- [Problem requirements]
Copy the listing below line for line, starting at its first line and ending with the line that has "import * as" in it. Add nothing.

- [Dataset excerpt]
##############################
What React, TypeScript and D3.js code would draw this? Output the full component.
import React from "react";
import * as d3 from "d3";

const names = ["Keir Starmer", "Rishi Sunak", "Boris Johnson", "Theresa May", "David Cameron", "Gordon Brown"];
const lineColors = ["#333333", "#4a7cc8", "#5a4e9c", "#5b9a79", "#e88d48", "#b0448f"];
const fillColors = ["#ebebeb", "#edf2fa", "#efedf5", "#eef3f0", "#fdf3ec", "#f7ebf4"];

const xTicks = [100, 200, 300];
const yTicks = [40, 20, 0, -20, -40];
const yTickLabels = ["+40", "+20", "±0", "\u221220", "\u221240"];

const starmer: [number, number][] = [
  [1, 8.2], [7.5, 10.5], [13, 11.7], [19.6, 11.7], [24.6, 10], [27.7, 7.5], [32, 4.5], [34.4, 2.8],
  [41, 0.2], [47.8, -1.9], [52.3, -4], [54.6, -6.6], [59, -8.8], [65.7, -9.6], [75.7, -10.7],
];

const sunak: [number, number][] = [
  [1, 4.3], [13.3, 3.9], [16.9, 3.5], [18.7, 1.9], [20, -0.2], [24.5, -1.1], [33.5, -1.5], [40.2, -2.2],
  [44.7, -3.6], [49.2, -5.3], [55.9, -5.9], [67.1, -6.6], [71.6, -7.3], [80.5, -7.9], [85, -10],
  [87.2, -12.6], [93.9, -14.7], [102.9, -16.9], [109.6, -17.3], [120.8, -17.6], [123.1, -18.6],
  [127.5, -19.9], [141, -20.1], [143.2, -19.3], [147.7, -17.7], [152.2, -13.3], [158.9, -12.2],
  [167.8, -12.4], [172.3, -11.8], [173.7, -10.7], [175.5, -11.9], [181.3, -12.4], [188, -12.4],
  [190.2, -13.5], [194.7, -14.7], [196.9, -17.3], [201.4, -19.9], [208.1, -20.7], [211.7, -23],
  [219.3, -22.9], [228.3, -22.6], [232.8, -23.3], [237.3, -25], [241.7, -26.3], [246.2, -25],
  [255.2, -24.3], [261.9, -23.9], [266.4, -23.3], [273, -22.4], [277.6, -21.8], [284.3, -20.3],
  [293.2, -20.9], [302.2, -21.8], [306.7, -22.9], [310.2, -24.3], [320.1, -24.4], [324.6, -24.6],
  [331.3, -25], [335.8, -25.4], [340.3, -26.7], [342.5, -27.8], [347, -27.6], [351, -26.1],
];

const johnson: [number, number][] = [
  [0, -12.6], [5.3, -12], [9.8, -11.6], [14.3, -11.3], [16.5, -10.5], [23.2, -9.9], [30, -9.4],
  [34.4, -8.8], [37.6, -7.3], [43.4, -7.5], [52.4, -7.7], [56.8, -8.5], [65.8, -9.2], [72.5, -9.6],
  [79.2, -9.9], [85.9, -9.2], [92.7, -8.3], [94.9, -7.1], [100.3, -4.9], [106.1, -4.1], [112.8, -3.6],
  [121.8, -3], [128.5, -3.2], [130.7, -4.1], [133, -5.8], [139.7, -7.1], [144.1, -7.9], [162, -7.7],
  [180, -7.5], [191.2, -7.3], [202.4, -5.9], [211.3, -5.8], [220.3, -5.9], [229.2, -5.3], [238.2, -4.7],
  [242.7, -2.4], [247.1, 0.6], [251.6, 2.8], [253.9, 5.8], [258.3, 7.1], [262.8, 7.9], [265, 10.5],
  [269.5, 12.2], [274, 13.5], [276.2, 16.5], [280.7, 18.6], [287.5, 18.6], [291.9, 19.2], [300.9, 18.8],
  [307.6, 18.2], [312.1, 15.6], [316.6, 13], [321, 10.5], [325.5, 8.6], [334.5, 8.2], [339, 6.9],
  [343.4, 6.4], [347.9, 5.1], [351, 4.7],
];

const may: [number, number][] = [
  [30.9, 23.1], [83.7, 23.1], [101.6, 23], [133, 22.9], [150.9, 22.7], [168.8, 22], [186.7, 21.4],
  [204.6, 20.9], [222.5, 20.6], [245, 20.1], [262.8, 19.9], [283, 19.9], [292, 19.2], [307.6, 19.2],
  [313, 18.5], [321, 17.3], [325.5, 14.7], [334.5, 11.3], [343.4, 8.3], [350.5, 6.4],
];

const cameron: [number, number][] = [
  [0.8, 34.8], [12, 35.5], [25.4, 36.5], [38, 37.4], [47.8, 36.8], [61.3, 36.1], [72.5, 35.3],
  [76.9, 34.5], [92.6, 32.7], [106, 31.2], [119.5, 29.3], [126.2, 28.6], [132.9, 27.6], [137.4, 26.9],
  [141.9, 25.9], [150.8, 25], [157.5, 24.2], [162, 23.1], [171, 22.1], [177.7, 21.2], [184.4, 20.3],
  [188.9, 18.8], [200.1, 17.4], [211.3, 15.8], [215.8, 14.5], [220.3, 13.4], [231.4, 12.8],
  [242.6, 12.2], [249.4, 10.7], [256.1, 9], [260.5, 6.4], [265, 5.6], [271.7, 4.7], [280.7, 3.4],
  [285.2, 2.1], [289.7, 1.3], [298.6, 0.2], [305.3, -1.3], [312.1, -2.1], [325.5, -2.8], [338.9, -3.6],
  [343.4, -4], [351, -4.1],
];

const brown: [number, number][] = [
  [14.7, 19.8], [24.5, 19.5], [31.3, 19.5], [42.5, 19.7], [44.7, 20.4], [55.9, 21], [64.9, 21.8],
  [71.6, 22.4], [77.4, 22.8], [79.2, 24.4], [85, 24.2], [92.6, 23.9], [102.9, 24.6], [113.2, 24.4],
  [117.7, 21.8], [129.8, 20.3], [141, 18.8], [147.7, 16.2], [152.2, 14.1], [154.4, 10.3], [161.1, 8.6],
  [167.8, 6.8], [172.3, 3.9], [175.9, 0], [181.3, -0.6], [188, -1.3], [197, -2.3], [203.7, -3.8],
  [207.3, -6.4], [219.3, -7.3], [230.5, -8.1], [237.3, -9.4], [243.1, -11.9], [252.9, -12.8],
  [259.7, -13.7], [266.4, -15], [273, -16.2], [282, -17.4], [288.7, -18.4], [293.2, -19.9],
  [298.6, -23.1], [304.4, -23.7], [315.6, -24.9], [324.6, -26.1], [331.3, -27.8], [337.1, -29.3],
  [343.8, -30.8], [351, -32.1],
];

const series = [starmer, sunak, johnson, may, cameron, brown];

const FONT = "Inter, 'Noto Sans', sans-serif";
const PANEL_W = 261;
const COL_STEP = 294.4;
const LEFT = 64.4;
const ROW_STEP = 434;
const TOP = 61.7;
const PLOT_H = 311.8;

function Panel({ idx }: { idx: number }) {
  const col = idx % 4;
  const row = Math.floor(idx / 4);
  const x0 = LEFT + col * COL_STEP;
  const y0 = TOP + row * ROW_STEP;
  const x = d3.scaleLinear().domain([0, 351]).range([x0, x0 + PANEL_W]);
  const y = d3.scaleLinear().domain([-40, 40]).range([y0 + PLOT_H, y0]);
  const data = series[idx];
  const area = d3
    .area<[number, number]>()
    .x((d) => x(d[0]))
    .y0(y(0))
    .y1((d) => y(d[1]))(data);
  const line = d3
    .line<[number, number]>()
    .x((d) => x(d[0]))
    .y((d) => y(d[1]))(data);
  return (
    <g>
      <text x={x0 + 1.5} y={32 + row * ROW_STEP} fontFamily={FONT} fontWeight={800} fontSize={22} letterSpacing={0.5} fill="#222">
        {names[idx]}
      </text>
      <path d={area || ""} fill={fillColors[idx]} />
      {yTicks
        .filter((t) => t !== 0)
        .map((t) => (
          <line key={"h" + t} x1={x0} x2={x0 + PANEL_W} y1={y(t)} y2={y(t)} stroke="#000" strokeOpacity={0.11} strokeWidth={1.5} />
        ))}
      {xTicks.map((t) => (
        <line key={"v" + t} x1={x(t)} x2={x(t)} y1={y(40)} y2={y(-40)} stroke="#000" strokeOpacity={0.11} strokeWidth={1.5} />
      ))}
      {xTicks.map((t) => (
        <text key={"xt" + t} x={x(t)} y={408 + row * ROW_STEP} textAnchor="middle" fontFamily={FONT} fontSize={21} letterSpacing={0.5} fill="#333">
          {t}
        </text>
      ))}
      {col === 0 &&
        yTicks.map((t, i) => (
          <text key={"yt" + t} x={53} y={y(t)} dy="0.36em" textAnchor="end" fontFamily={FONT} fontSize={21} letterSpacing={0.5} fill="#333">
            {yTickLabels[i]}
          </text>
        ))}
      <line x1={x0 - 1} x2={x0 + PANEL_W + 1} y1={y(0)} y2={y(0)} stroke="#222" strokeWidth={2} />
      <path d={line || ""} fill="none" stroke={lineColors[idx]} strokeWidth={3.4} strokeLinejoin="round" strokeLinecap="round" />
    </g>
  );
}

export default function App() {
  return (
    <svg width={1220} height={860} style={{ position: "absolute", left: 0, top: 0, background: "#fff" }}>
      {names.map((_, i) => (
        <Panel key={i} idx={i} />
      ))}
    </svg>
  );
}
##############################
- [Task response]
What React, TypeScript and D3.js code would draw this? Output the full component.
import React from "react";
import * as d3 from "d3";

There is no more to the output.